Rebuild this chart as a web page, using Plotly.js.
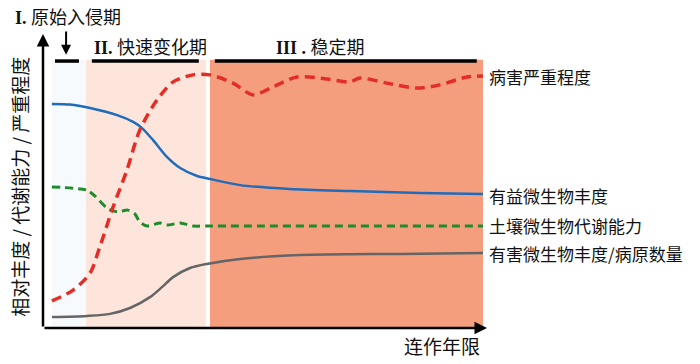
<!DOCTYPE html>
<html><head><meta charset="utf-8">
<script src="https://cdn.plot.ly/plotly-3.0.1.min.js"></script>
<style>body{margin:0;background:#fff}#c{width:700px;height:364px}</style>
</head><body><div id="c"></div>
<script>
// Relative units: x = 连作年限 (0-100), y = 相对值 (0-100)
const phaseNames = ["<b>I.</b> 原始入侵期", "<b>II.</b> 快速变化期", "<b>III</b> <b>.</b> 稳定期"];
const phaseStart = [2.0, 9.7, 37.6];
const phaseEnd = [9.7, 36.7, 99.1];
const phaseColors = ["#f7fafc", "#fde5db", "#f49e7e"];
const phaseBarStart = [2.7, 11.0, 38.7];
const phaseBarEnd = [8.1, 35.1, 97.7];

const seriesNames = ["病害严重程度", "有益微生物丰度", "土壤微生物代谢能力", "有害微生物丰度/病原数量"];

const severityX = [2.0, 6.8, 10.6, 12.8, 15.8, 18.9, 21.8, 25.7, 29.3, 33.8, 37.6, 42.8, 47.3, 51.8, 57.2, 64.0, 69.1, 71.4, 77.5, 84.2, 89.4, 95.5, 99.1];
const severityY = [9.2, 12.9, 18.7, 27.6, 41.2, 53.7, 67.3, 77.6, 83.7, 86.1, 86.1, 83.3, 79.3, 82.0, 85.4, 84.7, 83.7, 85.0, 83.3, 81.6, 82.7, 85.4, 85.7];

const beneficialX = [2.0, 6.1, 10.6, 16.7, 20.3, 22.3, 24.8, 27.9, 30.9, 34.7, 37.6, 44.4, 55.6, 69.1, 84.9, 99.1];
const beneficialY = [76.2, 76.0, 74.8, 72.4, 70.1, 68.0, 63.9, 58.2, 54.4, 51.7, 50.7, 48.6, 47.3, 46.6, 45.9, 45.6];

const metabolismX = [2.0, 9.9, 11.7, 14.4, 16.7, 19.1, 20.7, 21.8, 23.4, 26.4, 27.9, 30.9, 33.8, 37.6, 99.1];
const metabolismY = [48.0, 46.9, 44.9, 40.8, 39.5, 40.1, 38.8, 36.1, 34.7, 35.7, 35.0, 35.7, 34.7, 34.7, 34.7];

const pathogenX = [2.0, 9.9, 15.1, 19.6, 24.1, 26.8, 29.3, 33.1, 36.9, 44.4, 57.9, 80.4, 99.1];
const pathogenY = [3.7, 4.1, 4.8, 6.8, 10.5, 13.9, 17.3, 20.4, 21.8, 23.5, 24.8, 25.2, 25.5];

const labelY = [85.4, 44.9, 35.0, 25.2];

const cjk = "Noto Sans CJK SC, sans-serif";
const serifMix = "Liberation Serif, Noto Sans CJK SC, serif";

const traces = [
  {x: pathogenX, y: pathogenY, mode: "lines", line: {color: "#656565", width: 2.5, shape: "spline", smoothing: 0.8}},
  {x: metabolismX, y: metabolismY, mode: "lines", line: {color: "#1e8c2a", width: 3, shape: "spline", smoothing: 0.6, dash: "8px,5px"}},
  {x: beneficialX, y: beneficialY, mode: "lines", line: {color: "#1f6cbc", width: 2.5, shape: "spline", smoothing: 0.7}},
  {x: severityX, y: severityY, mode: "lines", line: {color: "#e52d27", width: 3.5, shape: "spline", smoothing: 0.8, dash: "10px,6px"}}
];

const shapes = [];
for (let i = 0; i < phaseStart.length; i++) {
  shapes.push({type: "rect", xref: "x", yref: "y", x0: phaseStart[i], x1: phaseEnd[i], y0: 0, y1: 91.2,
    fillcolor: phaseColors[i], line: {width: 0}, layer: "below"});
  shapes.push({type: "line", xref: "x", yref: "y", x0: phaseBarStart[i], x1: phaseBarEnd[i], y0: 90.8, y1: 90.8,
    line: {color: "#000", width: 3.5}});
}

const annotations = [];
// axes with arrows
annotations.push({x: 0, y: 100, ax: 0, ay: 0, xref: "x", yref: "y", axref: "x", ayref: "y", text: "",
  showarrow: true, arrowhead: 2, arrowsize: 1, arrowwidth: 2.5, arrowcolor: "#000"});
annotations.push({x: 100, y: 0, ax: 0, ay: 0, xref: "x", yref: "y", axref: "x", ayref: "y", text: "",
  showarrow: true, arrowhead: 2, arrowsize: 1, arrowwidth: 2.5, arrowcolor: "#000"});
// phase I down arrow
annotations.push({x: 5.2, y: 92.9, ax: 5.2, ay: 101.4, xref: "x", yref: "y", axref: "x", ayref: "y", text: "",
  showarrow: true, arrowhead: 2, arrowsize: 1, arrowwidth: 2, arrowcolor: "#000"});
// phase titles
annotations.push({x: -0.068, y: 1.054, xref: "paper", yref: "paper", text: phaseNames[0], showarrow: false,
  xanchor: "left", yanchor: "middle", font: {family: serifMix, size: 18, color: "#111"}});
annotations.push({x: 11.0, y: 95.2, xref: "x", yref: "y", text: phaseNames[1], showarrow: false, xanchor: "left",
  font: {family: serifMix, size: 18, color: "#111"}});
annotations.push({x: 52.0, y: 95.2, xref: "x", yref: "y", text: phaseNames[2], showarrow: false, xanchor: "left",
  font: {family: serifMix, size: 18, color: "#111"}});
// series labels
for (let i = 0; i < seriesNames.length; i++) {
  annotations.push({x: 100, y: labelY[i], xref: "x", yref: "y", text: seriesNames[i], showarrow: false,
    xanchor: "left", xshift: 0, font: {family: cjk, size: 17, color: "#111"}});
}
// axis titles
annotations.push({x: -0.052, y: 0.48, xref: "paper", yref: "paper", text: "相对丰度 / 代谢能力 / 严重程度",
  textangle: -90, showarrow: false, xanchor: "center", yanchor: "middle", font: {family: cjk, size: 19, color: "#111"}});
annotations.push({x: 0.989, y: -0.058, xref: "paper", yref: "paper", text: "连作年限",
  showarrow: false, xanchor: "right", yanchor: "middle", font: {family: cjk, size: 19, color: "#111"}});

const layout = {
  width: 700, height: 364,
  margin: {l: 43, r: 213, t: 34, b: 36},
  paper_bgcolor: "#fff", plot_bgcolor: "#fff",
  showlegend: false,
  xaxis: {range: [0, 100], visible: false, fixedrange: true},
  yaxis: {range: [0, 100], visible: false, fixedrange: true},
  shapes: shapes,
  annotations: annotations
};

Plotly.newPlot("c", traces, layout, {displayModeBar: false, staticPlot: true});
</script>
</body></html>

SET TASK
Exclude the images, then output the data above word for word.

CORRECT OUTPUT
Rebuild this chart as a web page, using Plotly.js.
<!DOCTYPE html>
<html><head><meta charset="utf-8">
<script src="https://cdn.plot.ly/plotly-3.0.1.min.js"></script>
<style>body{margin:0;background:#fff}#c{width:700px;height:364px}</style>
</head><body><div id="c"></div>
<script>
// Relative units: x = 连作年限 (0-100), y = 相对值 (0-100)
const phaseNames = ["<b>I.</b> 原始入侵期", "<b>II.</b> 快速变化期", "<b>III</b> <b>.</b> 稳定期"];
const phaseStart = [2.0, 9.7, 37.6];
const phaseEnd = [9.7, 36.7, 99.1];
const phaseColors = ["#f7fafc", "#fde5db", "#f49e7e"];
const phaseBarStart = [2.7, 11.0, 38.7];
const phaseBarEnd = [8.1, 35.1, 97.7];

const seriesNames = ["病害严重程度", "有益微生物丰度", "土壤微生物代谢能力", "有害微生物丰度/病原数量"];

const severityX = [2.0, 6.8, 10.6, 12.8, 15.8, 18.9, 21.8, 25.7, 29.3, 33.8, 37.6, 42.8, 47.3, 51.8, 57.2, 64.0, 69.1, 71.4, 77.5, 84.2, 89.4, 95.5, 99.1];
const severityY = [9.2, 12.9, 18.7, 27.6, 41.2, 53.7, 67.3, 77.6, 83.7, 86.1, 86.1, 83.3, 79.3, 82.0, 85.4, 84.7, 83.7, 85.0, 83.3, 81.6, 82.7, 85.4, 85.7];

const beneficialX = [2.0, 6.1, 10.6, 16.7, 20.3, 22.3, 24.8, 27.9, 30.9, 34.7, 37.6, 44.4, 55.6, 69.1, 84.9, 99.1];
const beneficialY = [76.2, 76.0, 74.8, 72.4, 70.1, 68.0, 63.9, 58.2, 54.4, 51.7, 50.7, 48.6, 47.3, 46.6, 45.9, 45.6];

const metabolismX = [2.0, 9.9, 11.7, 14.4, 16.7, 19.1, 20.7, 21.8, 23.4, 26.4, 27.9, 30.9, 33.8, 37.6, 99.1];
const metabolismY = [48.0, 46.9, 44.9, 40.8, 39.5, 40.1, 38.8, 36.1, 34.7, 35.7, 35.0, 35.7, 34.7, 34.7, 34.7];

const pathogenX = [2.0, 9.9, 15.1, 19.6, 24.1, 26.8, 29.3, 33.1, 36.9, 44.4, 57.9, 80.4, 99.1];
const pathogenY = [3.7, 4.1, 4.8, 6.8, 10.5, 13.9, 17.3, 20.4, 21.8, 23.5, 24.8, 25.2, 25.5];

const labelY = [85.4, 44.9, 35.0, 25.2];

const cjk = "Noto Sans CJK SC, sans-serif";
const serifMix = "Liberation Serif, Noto Sans CJK SC, serif";

const traces = [
  {x: pathogenX, y: pathogenY, mode: "lines", line: {color: "#656565", width: 2.5, shape: "spline", smoothing: 0.8}},
  {x: metabolismX, y: metabolismY, mode: "lines", line: {color: "#1e8c2a", width: 3, shape: "spline", smoothing: 0.6, dash: "8px,5px"}},
  {x: beneficialX, y: beneficialY, mode: "lines", line: {color: "#1f6cbc", width: 2.5, shape: "spline", smoothing: 0.7}},
  {x: severityX, y: severityY, mode: "lines", line: {color: "#e52d27", width: 3.5, shape: "spline", smoothing: 0.8, dash: "10px,6px"}}
];

const shapes = [];
for (let i = 0; i < phaseStart.length; i++) {
  shapes.push({type: "rect", xref: "x", yref: "y", x0: phaseStart[i], x1: phaseEnd[i], y0: 0, y1: 91.2,
    fillcolor: phaseColors[i], line: {width: 0}, layer: "below"});
  shapes.push({type: "line", xref: "x", yref: "y", x0: phaseBarStart[i], x1: phaseBarEnd[i], y0: 90.8, y1: 90.8,
    line: {color: "#000", width: 3.5}});
}

const annotations = [];
// axes with arrows
annotations.push({x: 0, y: 100, ax: 0, ay: 0, xref: "x", yref: "y", axref: "x", ayref: "y", text: "",
  showarrow: true, arrowhead: 2, arrowsize: 1, arrowwidth: 2.5, arrowcolor: "#000"});
annotations.push({x: 100, y: 0, ax: 0, ay: 0, xref: "x", yref: "y", axref: "x", ayref: "y", text: "",
  showarrow: true, arrowhead: 2, arrowsize: 1, arrowwidth: 2.5, arrowcolor: "#000"});
// phase I down arrow
annotations.push({x: 5.2, y: 92.9, ax: 5.2, ay: 101.4, xref: "x", yref: "y", axref: "x", ayref: "y", text: "",
  showarrow: true, arrowhead: 2, arrowsize: 1, arrowwidth: 2, arrowcolor: "#000"});
// phase titles
annotations.push({x: -0.068, y: 1.054, xref: "paper", yref: "paper", text: phaseNames[0], showarrow: false,
  xanchor: "left", yanchor: "middle", font: {family: serifMix, size: 18, color: "#111"}});
annotations.push({x: 11.0, y: 95.2, xref: "x", yref: "y", text: phaseNames[1], showarrow: false, xanchor: "left",
  font: {family: serifMix, size: 18, color: "#111"}});
annotations.push({x: 52.0, y: 95.2, xref: "x", yref: "y", text: phaseNames[2], showarrow: false, xanchor: "left",
  font: {family: serifMix, size: 18, color: "#111"}});
// series labels
for (let i = 0; i < seriesNames.length; i++) {
  annotations.push({x: 100, y: labelY[i], xref: "x", yref: "y", text: seriesNames[i], showarrow: false,
    xanchor: "left", xshift: 0, font: {family: cjk, size: 17, color: "#111"}});
}
// axis titles
annotations.push({x: -0.052, y: 0.48, xref: "paper", yref: "paper", text: "相对丰度 / 代谢能力 / 严重程度",
  textangle: -90, showarrow: false, xanchor: "center", yanchor: "middle", font: {family: cjk, size: 19, color: "#111"}});
annotations.push({x: 0.989, y: -0.058, xref: "paper", yref: "paper", text: "连作年限",
  showarrow: false, xanchor: "right", yanchor: "middle", font: {family: cjk, size: 19, color: "#111"}});

const layout = {
  width: 700, height: 364,
  margin: {l: 43, r: 213, t: 34, b: 36},
  paper_bgcolor: "#fff", plot_bgcolor: "#fff",
  showlegend: false,
  xaxis: {range: [0, 100], visible: false, fixedrange: true},
  yaxis: {range: [0, 100], visible: false, fixedrange: true},
  shapes: shapes,
  annotations: annotations
};

Plotly.newPlot("c", traces, layout, {displayModeBar: false, staticPlot: true});
</script>
</body></html>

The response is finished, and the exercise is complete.